Sylvia Chant

1959 - 2019

The career of feminist development geographer Sylvia Chant was cut short on December 18, 2019 at age 60, when she died of pancreatic cancer. As reported in her obituary in The Guardian,during her career, Chant challenged the received notion that households headed by women in developing countries were automatically more likely to live in poverty than those headed by men. Chant argued that multiple household responsibilities and obligations in relation to men were the greater challenge to women’s lives and success.

Her books include Women-headed Households(1997) and Gender, Generation and Poverty(2007). Writing of her in The Guardian, colleague Cathy McIlwaine described Chant as “keen to work with other researchers[. S]he co-authored and edited 11 of her 18 books, including four that we wrote together, of which the most recent was Cities, Slums and Gender in the Global South (2016). She edited the International Handbook of Gender and Poverty (2010), whose more than 100 chapters came from 125 established and early career authors.

As a professor at the London School of Economics, Chant was known as an inspiring and generous teacher, who influenced many PhD students to work on gender and international development around the world.

Her ideas around women-headed households and wider gender inequalities helped shape the policies of international agencies such as the Commonwealth Secretariat, UN-Habitat, the International Labour Organization, UN Women, and the World Bank.
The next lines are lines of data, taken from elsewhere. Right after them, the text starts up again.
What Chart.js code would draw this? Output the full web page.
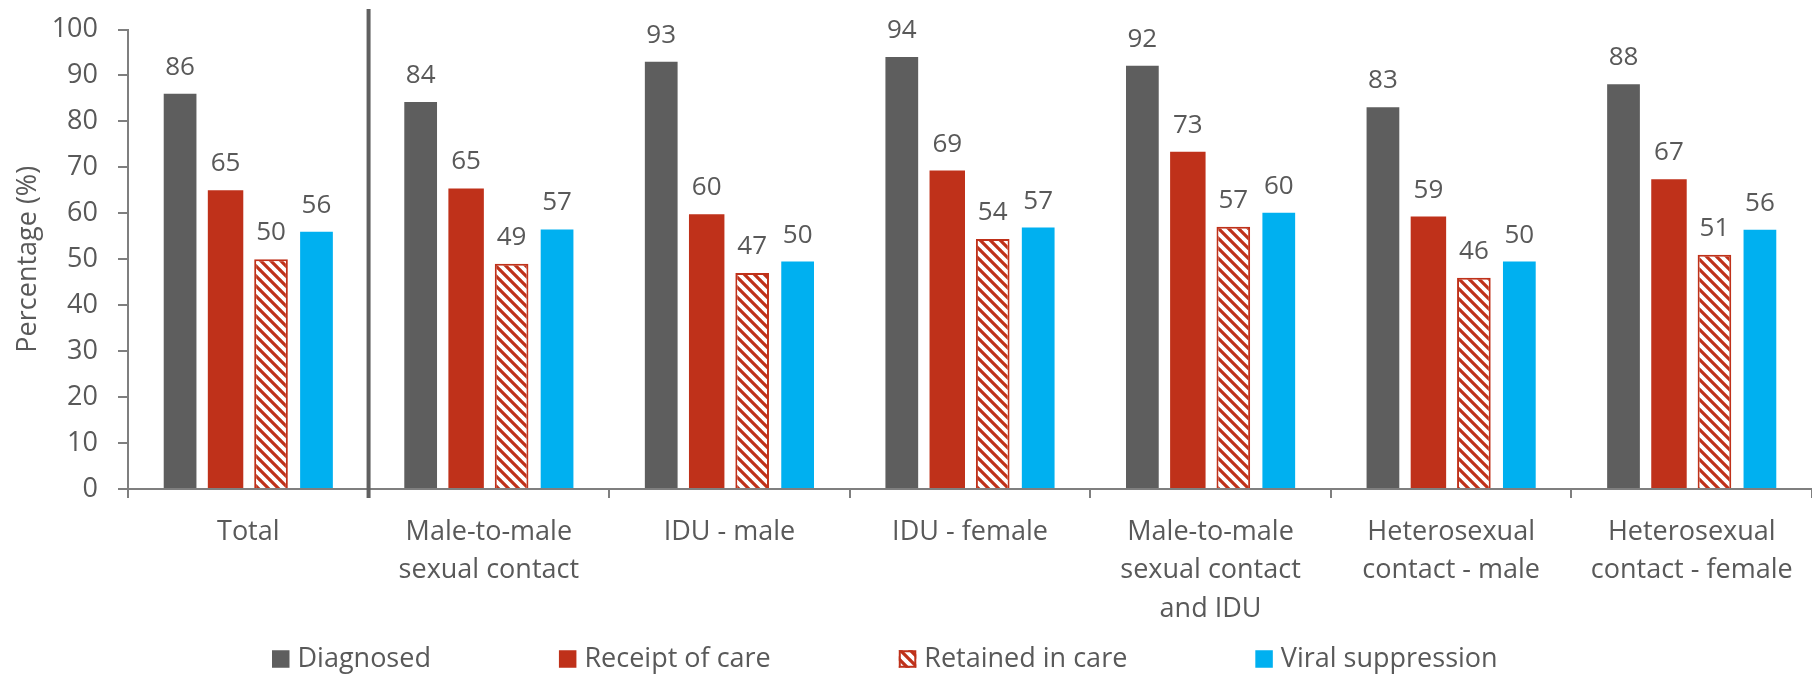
<!DOCTYPE html>
<html><head><meta charset="utf-8">
<script src="https://cdn.jsdelivr.net/npm/chart.js@4.4.1/dist/chart.umd.min.js"></script>
<style>html,body{margin:0;padding:0;background:#fff;} #wrap{width:1812px;height:674px;position:relative;}</style>
</head><body><div id="wrap"><canvas id="c"></canvas></div>
<script>
const categories = [
  ["Total"],
  ["Male-to-male", "sexual contact"],
  ["IDU - male"],
  ["IDU - female"],
  ["Male-to-male", "sexual contact", "and IDU"],
  ["Heterosexual", "contact - male"],
  ["Heterosexual", "contact - female"]
];
const seriesNames = ["Diagnosed", "Receipt of care", "Retained in care", "Viral suppression"];
const diagnosed = [86, 84.2, 93, 94, 92.1, 83.1, 88.1];
const receiptOfCare = [65, 65.4, 59.8, 69.3, 73.4, 59.3, 67.4];
const retainedInCare = [50, 49, 47, 54.4, 57.1, 46, 51];
const viralSuppression = [56, 56.5, 49.5, 56.9, 60.1, 49.5, 56.4];
const yMin = 0, yMax = 100, yStep = 10;

const TEXT = '#595959';
const AXIS = '#7f7f7f';
const GRAY = '#5e5e5e', RED = '#bf311a', BLUE = '#00b0f0';
Chart.defaults.font.family = "'Open Sans', sans-serif";
Chart.defaults.color = TEXT;

function hatch(color) {
  const c = document.createElement('canvas'); c.width = 10; c.height = 10;
  const g = c.getContext('2d');
  g.fillStyle = '#fff'; g.fillRect(0, 0, 10, 10);
  g.strokeStyle = color; g.lineWidth = 3.2; g.beginPath();
  for (let k = -1; k <= 1; k++) { g.moveTo(k * 10 - 1, -1); g.lineTo(k * 10 + 11, 11); }
  g.stroke();
  return g.createPattern(c, 'repeat');
}
const hatchRed = hatch(RED);

const valueLabels = {
  id: 'valueLabels',
  afterDatasetsDraw(chart) {
    const ctx = chart.ctx;
    ctx.save();
    ctx.font = "26px 'Open Sans', sans-serif";
    ctx.fillStyle = TEXT; ctx.textAlign = 'center'; ctx.textBaseline = 'alphabetic';
    chart.data.datasets.forEach((ds, di) => {
      chart.getDatasetMeta(di).data.forEach((el, i) => {
        ctx.fillText(String(Math.round(ds.data[i])), el.x, el.y - 19);
      });
    });
    ctx.restore();
  }
};

const separator = {
  id: 'separator',
  afterDraw(chart) {
    const x = chart.scales.x, ctx = chart.ctx;
    const px = (x.getPixelForValue(0) + x.getPixelForValue(1)) / 2;
    ctx.save();
    ctx.strokeStyle = '#606060'; ctx.lineWidth = 4;
    ctx.beginPath(); ctx.moveTo(px, 9); ctx.lineTo(px, chart.chartArea.bottom + 9); ctx.stroke();
    ctx.restore();
  }
};

const customLegend = {
  id: 'customLegend',
  afterDraw(chart) {
    const ctx = chart.ctx;
    ctx.save();
    ctx.font = "27px 'Open Sans', sans-serif";
    ctx.textBaseline = 'middle'; ctx.textAlign = 'left';
    let x = 272; const yc = 659, box = 17.5, gap = 128;
    chart.data.datasets.forEach(ds => {
      ctx.fillStyle = ds.backgroundColor;
      ctx.fillRect(x, yc - box / 2, box, box);
      if (ds.borderWidth) {
        ctx.strokeStyle = ds.borderColor; ctx.lineWidth = 2;
        ctx.strokeRect(x + 1, yc - box / 2 + 1, box - 2, box - 2);
      }
      ctx.fillStyle = TEXT;
      const tx = x + box + 8;
      ctx.fillText(ds.label, tx, yc);
      x = tx + ctx.measureText(ds.label).width + gap;
    });
    ctx.restore();
  }
};

new Chart(document.getElementById('c'), {
  type: 'bar',
  data: {
    labels: categories,
    datasets: [
      { label: seriesNames[0], data: diagnosed, backgroundColor: GRAY, barPercentage: 0.72 },
      { label: seriesNames[1], data: receiptOfCare, backgroundColor: RED, barPercentage: 0.78 },
      { label: seriesNames[2], data: retainedInCare, backgroundColor: hatchRed, borderColor: RED, borderWidth: 2, barPercentage: 0.74 },
      { label: seriesNames[3], data: viralSuppression, backgroundColor: BLUE, barPercentage: 0.72 }
    ]
  },
  options: {
    responsive: true, maintainAspectRatio: false, animation: false,
    layout: { padding: { top: 29.5, right: -5, bottom: 40, left: 0 } },
    datasets: { bar: { categoryPercentage: 0.756 } },
    plugins: { legend: { display: false }, tooltip: { enabled: false } },
    scales: {
      x: {
        afterFit: s => { s.height = 145; s.paddingLeft = 0; s.paddingRight = 0; },
        grid: { offset: true, drawOnChartArea: false, drawTicks: true, tickLength: 9, color: AXIS, lineWidth: 2 },
        border: { display: true, color: AXIS, width: 2 },
        ticks: { font: { size: 27, lineHeight: 1.426 }, color: TEXT, padding: 15, maxRotation: 0, autoSkip: false }
      },
      y: {
        min: yMin, max: yMax,
        afterFit: s => { s.width = 128; s.paddingTop = 0; s.paddingBottom = 0; },
        grid: { drawOnChartArea: false, drawTicks: true, tickLength: 10, color: AXIS, lineWidth: 2 },
        border: { display: true, color: AXIS, width: 2 },
        ticks: { stepSize: yStep, font: { size: 27 }, color: TEXT, padding: 20 },
        title: { display: true, text: 'Percentage (%)', font: { size: 27 }, color: TEXT, padding: { top: 12, bottom: 0 } }
      }
    }
  },
  plugins: [valueLabels, separator, customLegend]
});
</script></body></html>
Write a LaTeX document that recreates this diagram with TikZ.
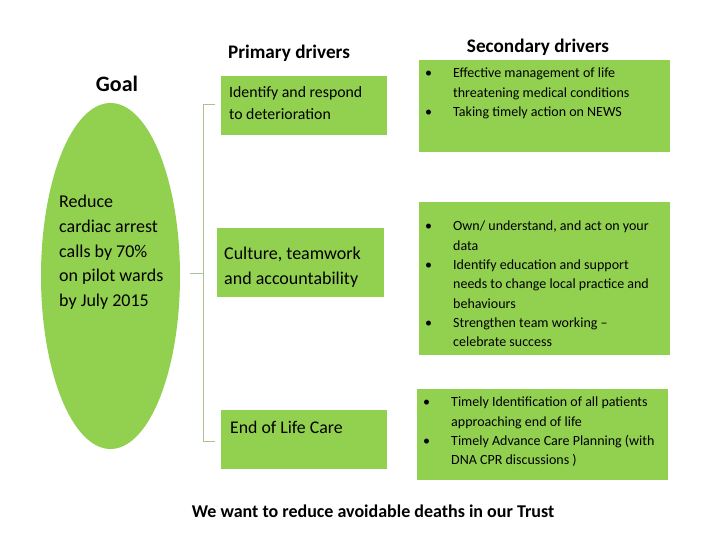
\documentclass[tikz,border=0pt]{standalone}
\usepackage{fontspec}
\setmainfont{Carlito}
\usetikzlibrary{shapes.geometric}
\definecolor{lg}{HTML}{92D050}
\definecolor{brc}{HTML}{A9C490}
\begin{document}
\begin{tikzpicture}[x=1pt,y=-1pt,
  box/.style={fill=lg, draw=none, inner sep=0pt, anchor=north west},
  lbl/.style={inner sep=0pt, align=left, anchor=west},
  title/.style={inner sep=0pt, font=\bfseries\fontsize{19.2}{23}\selectfont},
  brace/.style={draw=brc, line width=0.9pt}]
\useasboundingbox (0,0) rectangle (720,540);

% titles
\node[title] (tp) at (289,53) {Primary drivers};
\node[title] (ts) at (538,47) {Secondary drivers};
\node[inner sep=0pt, font=\bfseries\fontsize{22}{26}\selectfont] (tg) at (117,84) {Goal};

% goal ellipse
\node[ellipse, fill=lg, inner sep=0pt, minimum width=139pt, minimum height=346pt] (goal) at (110.5,276) {};
\node[lbl, font=\fontsize{18}{24.7}\selectfont] (goalt) at (59,252.5) {Reduce\\cardiac arrest\\calls by 70\%\\on pilot wards\\by July 2015};

% primary boxes
\node[box, minimum width=166pt, minimum height=59pt] (p1) at (221,76) {};
\node[lbl, font=\fontsize{15.8}{22}\selectfont] (p1t) at (229,103) {Identify and respond\\to deterioration};
\node[box, minimum width=167pt, minimum height=69pt] (p2) at (217,228) {};
\node[lbl, font=\fontsize{18}{25}\selectfont] (p2t) at (224,267.5) {Culture, teamwork\\and accountability};
\node[box, minimum width=166pt, minimum height=59pt] (p3) at (221,410) {};
\node[lbl, font=\fontsize{17.8}{22}\selectfont] (p3t) at (230,427) {End of Life Care};

% brace
\coordinate (bt) at (215,104);
\coordinate (bb) at (215,441);
\coordinate (bm) at (190,273);
\draw[brace] (bt) -- (203,104) -- (203,441) -- (bb);
\draw[brace] (203,273) -- (bm);

% secondary boxes
\node[box, minimum width=251pt, minimum height=92pt] (s1) at (419,60) {};
\node[lbl, font=\fontsize{14}{19.5}\selectfont] (s1t) at (425,93.5) {\begin{tabular}{@{}p{28pt}@{}l@{}}
\textbullet & Effective management of life\\
 & threatening medical conditions\\
\textbullet & Taking timely action on NEWS
\end{tabular}};

\node[box, minimum width=251pt, minimum height=153pt] (s2) at (419,202) {};
\node[lbl, font=\fontsize{14}{19.35}\selectfont] (s2t) at (425,285) {\begin{tabular}{@{}p{28pt}@{}l@{}}
\textbullet & Own/ understand, and act on your\\
 & data\\
\textbullet & Identify education and support\\
 & needs to change local practice and\\
 & behaviours\\
\textbullet & Strengthen team working --\\
 & celebrate success
\end{tabular}};

\node[box, minimum width=251pt, minimum height=91pt] (s3) at (417,389) {};
\node[lbl, font=\fontsize{14}{19.3}\selectfont] (s3t) at (423,432) {\begin{tabular}{@{}p{28pt}@{}l@{}}
\textbullet & Timely Identification of all patients\\
 & approaching end of life\\
\textbullet & Timely Advance Care Planning (with\\
 & DNA CPR discussions )
\end{tabular}};

% bottom statement
\node[inner sep=0pt, font=\bfseries\fontsize{18}{21}\selectfont] (bot) at (373,511) {We want to reduce avoidable deaths in our Trust};
\end{tikzpicture}
\end{document}
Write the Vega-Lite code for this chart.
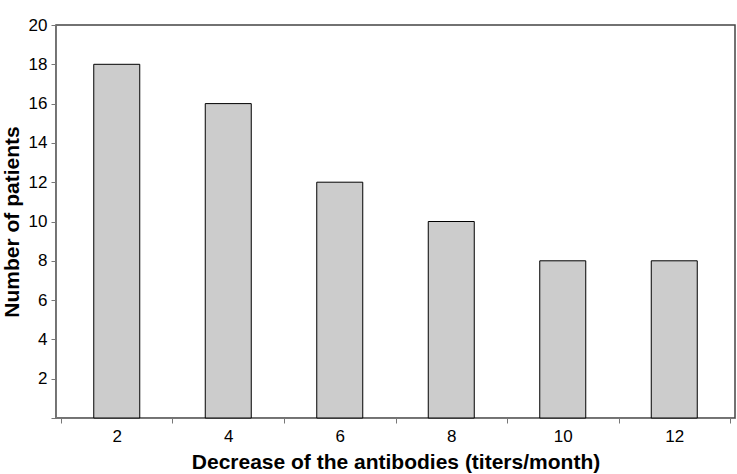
{
  "$schema": "https://vega.github.io/schema/vega-lite/v6.json",
  "width": 679,
  "height": 393,
  "autosize": {"type": "none"},
  "padding": {"left": 56, "top": 25, "right": 2, "bottom": 56},
  "background": "white",
  "config": {
    "font": "Liberation Sans",
    "view": {"stroke": "#444444", "strokeWidth": 1.5}
  },
  "data": {
    "values": [
      {"decrease": 2, "patients": 18},
      {"decrease": 4, "patients": 16},
      {"decrease": 6, "patients": 12},
      {"decrease": 8, "patients": 10},
      {"decrease": 10, "patients": 8},
      {"decrease": 12, "patients": 8}
    ]
  },
  "mark": {"type": "bar", "size": 46, "fill": "#cccccc", "stroke": "#000000", "strokeWidth": 1},
  "encoding": {
    "x": {
      "field": "decrease",
      "type": "quantitative",
      "scale": {"domain": [1, 13], "nice": false, "zero": false},
      "axis": {
        "values": [1, 2, 3, 4, 5, 6, 7, 8, 9, 10, 11, 12, 13],
        "labelExpr": "datum.value % 2 == 0 ? datum.label : ''",
        "tickOpacity": {"condition": {"test": "datum.value % 2 == 0", "value": 0}, "value": 1},
        "grid": false,
        "domainColor": "#777777",
        "tickColor": "#777777",
        "tickSize": 5,
        "labelFontSize": 17,
        "labelColor": "#000000",
        "labelPadding": 5,
        "labelFlush": false,
        "labelOverlap": false,
        "title": "Decrease of the antibodies (titers/month)",
        "titleFontSize": 21,
        "titleFontWeight": "bold",
        "titleColor": "#000000",
        "titlePadding": 7
      }
    },
    "y": {
      "field": "patients",
      "type": "quantitative",
      "scale": {"domain": [0, 20], "nice": false},
      "axis": {
        "values": [0, 2, 4, 6, 8, 10, 12, 14, 16, 18, 20],
        "labelExpr": "datum.value == 0 ? '' : datum.label",
        "grid": false,
        "domainColor": "#777777",
        "tickColor": "#777777",
        "tickSize": 5,
        "labelFontSize": 17,
        "labelColor": "#000000",
        "labelPadding": 4,
        "title": "Number of patients",
        "titleFontSize": 21,
        "titleFontWeight": "bold",
        "titleColor": "#000000",
        "titlePadding": 6
      }
    }
  }
}
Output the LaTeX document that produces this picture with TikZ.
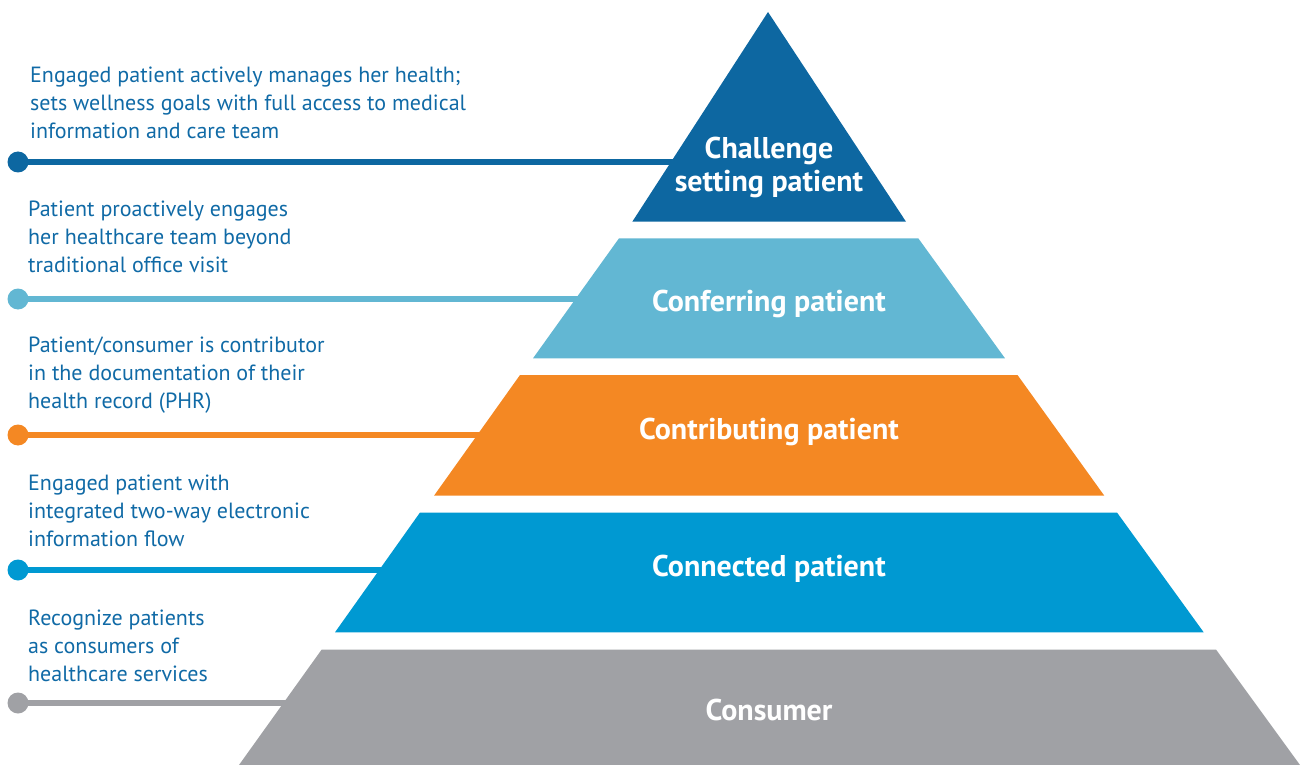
\documentclass[tikz,border=0pt]{standalone}
\usepackage{fontspec}
\setmainfont{PT Sans}
\definecolor{cA}{RGB}{13,103,161}
\definecolor{cB}{RGB}{98,183,211}
\definecolor{cC}{RGB}{244,136,35}
\definecolor{cD}{RGB}{0,153,210}
\definecolor{cE}{RGB}{160,161,165}
\definecolor{txt}{RGB}{16,106,166}
\begin{document}
\begin{tikzpicture}[x=1pt,y=-1pt,
  desc/.style={anchor=base west,inner sep=0pt,align=left,text=txt,font=\fontsize{22}{28}\selectfont},
  lvl/.style={anchor=base,text=white,align=center,inner sep=0pt,font=\bfseries\fontsize{30}{33}\selectfont},
  dotnode/.style={circle,inner sep=0pt,minimum size=21pt},
  lead/.style={line width=5.5pt}]
\useasboundingbox (0,0) rectangle (1302,765);
% leader dots and lines
\node[dotnode,fill=cA] (d1) at (18,162) {};
\node[dotnode,fill=cB] (d2) at (18,299) {};
\node[dotnode,fill=cC] (d3) at (18,435) {};
\node[dotnode,fill=cD] (d4) at (18,570) {};
\node[dotnode,fill=cE] (d5) at (18,703) {};
\coordinate (e1) at (690,162);
\coordinate (e2) at (590,299);
\coordinate (e3) at (495,435);
\coordinate (e4) at (395,570);
\coordinate (e5) at (300,703);
\draw[lead,cA] (d1.center) -- (e1);
\draw[lead,cB] (d2.center) -- (e2);
\draw[lead,cC] (d3.center) -- (e3);
\draw[lead,cD] (d4.center) -- (e4);
\draw[lead,cE] (d5.center) -- (e5);
% pyramid
\fill[cA] (768,12) -- (906,221.7) -- (632.3,221.7) -- cycle;
\fill[cB] (619,238.3) -- (918.3,238.3) -- (1005,358.3) -- (533,358.3) -- cycle;
\fill[cC] (520,375) -- (1017.5,375) -- (1104.3,495.7) -- (434,495.7) -- cycle;
\fill[cD] (420,512.5) -- (1117,512.5) -- (1203.7,632.3) -- (335,632.3) -- cycle;
\fill[cE] (321.7,649.5) -- (1216,649.5) -- (1300,765) -- (239,765) -- cycle;
% level labels
\node[lvl] (l1) at (769,192) {Challenge\\setting patient};
\node[lvl] (l2) at (769,311) {Conferring patient};
\node[lvl] (l3) at (769,439) {Contributing patient};
\node[lvl] (l4) at (769,576) {Connected patient};
\node[lvl] (l5) at (769,720) {Consumer};
% descriptions
\node[desc] (t1) at (30,139) {Engaged patient actively manages her health;\\sets wellness goals with full access to medical\\information and care team};
\node[desc] (t2) at (28,272) {Patient proactively engages\\her healthcare team beyond\\traditional office visit};
\node[desc] (t3) at (28,408) {Patient/consumer is contributor\\in the documentation of their\\health record (PHR)};
\node[desc] (t4) at (28,546) {Engaged patient with\\integrated two-way electronic\\information flow};
\node[desc] (t5) at (28,681) {Recognize patients\\as consumers of\\healthcare services};
\end{tikzpicture}
\end{document}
Her work with the Gambia Committee on Traditional Practices Affecting the Health of Women and Children contributed to the country’s final outlawing of female genital mutilation in 2015.

Born in Dundee, Chant grew up in London and earned a geography degree from King’s College, Cambridge in 1981. She attained her PhD at University College London in 1984, studying the role of women in the construction of housing in Querétaro, Mexico. McIlwaine noted, “This was among the first studies that recognised women as key actors in self-build housing in poor urban communities in countries of the global south.”

She is survived by her husband Chris Mogridge, her mother, June, and two sisters, Adrienne and Yvonne.